Earlier this week Joe Biden accused New Guinea cannibals of possibly eating his uncle Bosey when his plane crashed on the tropical island decades ago.
Biden reporters on the tarmac as he departed Scranton, Pennsylvania on Wednesday told this shocking story about dear Uncle Bosey’s final days.
Joe Biden: “Ambrose Finnegan, we called him Uncle Bosey – he was shot down, he was in the Air Force before there was an Air Force. He flew a single-engine plane, reconnaissance flights over New Guinea and volunteered when someone couldn’t make it and was shot down in an area where there were a lot of cannibals…”
Joe Biden then reported this story about Uncle Bosey during his speech in Pittsburgh.
Joe Biden: “My uncle Bosey was in the Air Force before the Air Force came along. He flew those single-engine planes as reconnaissance planes over war zones and he got shot down over New Guinea and they never found his body because there were a lot of cannibals – really – in that part of New Guinea.

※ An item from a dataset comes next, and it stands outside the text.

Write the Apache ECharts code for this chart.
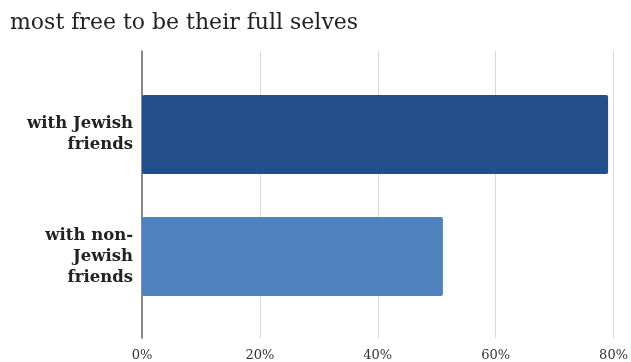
<!DOCTYPE html>
<html><head><meta charset="utf-8">
<script src="https://cdn.jsdelivr.net/npm/echarts@6/dist/echarts.min.js"></script>
<style>html,body{margin:0;padding:0;background:#fff}#c{width:631px;height:362px}</style>
</head><body><div id="c"></div>
<script>
var categories = ['with Jewish\nfriends', 'with non-\nJewish\nfriends'];
var values = [79, 51];
var barColors = ['#224f8a', '#4f81bd'];
var tickMax = 80;
var tickInterval = 20;
var titleText = 'most free to be their full selves';

var chart = echarts.init(document.getElementById('c'));
var serif = '"DejaVu Serif", Georgia, serif';
chart.setOption({
  animation: false,
  title: { text: titleText, left: 5, top: 7, textStyle: { fontFamily: serif, fontWeight: 'normal', fontSize: 22, color: '#222' } },
  grid: [
    { left: 142, right: 17, top: 51, bottom: 24, containLabel: false },
    { left: 142, right: 17, top: 73.5, bottom: 44.5, containLabel: false }
  ],
  xAxis: [
    { gridIndex: 0, type: 'value', min: 0, max: tickMax, interval: tickInterval,
      axisLine: { show: false }, axisTick: { show: false },
      splitLine: { show: true, lineStyle: { color: '#d9d9d9', width: 1 } },
      axisLabel: { formatter: '{value}%', margin: 11, fontFamily: serif, fontSize: 13, color: '#333' } },
    { gridIndex: 1, type: 'value', min: 0, max: tickMax, interval: tickInterval, show: false }
  ],
  yAxis: [
    { gridIndex: 0, type: 'category', data: [''], axisLine: { show: true, lineStyle: { color: '#666', width: 1.5 } },
      axisTick: { show: false }, axisLabel: { show: false }, splitLine: { show: false } },
    { gridIndex: 1, type: 'category', inverse: true, data: categories,
      axisLine: { show: false }, axisTick: { show: false },
      axisLabel: { margin: 9, fontFamily: serif, fontWeight: 'bold', fontSize: 16.5, color: '#222', lineHeight: 21, align: 'right' } }
  ],
  series: [{
    type: 'bar', xAxisIndex: 1, yAxisIndex: 1, barWidth: 79,
    data: values.map(function (v, i) { return { value: v, itemStyle: { color: barColors[i], borderRadius: 2 } }; })
  }]
});
</script></body></html>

The Biden White House later admitted that the story was mostly a lie, and it was.
It’s no surprise that Biden made up much of this war story.
Lieutenant Ambrose Finnegan was a ground crewman and ordinance officer, not a reconnaissance pilot.
In 1944, Finnegan was the passenger on an A-20 (a twin-engine, not single-engine) plane that ditched, but was not shot down.… https://t.co/xxIb5dreOB pic.twitter.com/xrn1WuAbTh
— Zach Parkinson (@AZachParkinson) April 17, 2024
Now, New Guinea academics are blaming Joe Biden for his baseless story of cannibalism.
The Daily Mail reports it
Outraged academics in Papua New Guinea have criticized President Joe Biden for his “unacceptable” suggestion that his uncle was eaten by cannibals in the country after his plane was shot down during World War II.
Biden hinted on two occasions Wednesday that his maternal uncle, Second Lieutenant Ambrose J. Finnegan, had met a grisly end at the hands of cannibals after his plane was shot down by the enemy over New Guinea in 1944.
Historically, cannibalism has been reported in Papua New Guinea, the Pacific nation that occupies the eastern half of the island of New Guinea, but local academics say Biden’s categorization of the act is “very offensive.”
Michael Kabuni, a political science professor at the University of Papua New Guinea, told The Guardian that cannibalism was previously practiced by some communities in very specific contexts and that locals “didn’t just eat white men who fell from the sky.” .
Other analysts have branded Biden’s claims as “unfounded and poorly evaluated”, especially at a time when the United States is trying to strengthen its ties with Papua New Guinea.
It just sounds like it might be racist. Can you imagine the media reaction if Trump said this?